■ Data provided

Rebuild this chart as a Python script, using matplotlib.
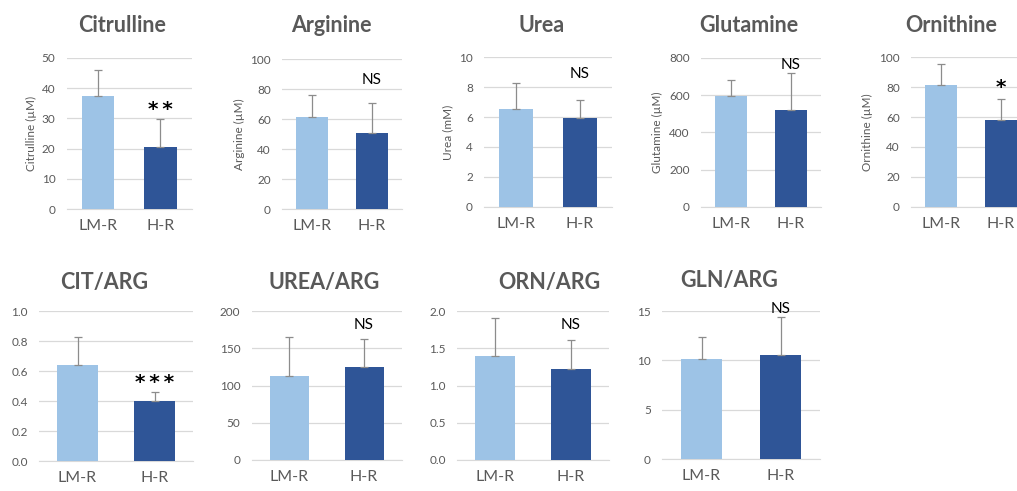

==

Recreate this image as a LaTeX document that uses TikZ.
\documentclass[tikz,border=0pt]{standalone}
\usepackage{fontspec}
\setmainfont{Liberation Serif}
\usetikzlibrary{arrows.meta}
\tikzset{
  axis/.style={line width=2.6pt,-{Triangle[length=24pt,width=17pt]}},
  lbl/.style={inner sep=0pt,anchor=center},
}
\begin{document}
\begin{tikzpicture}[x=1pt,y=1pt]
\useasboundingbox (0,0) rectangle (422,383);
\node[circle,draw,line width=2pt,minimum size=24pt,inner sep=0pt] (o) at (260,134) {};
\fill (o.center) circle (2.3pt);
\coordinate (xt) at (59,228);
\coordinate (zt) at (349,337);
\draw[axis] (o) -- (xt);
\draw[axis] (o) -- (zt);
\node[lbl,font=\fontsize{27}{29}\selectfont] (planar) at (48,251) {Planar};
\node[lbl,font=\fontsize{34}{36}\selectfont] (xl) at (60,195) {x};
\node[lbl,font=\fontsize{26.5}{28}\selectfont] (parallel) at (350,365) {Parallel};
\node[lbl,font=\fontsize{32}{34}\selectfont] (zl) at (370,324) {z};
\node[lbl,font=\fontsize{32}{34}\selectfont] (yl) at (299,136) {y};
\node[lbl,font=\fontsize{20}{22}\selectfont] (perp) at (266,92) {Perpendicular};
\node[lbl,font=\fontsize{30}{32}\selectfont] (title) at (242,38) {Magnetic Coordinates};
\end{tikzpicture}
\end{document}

■ Your goal
Report how many lines in the data include the word "this", and give nothing but the count.

■ Exercise result
2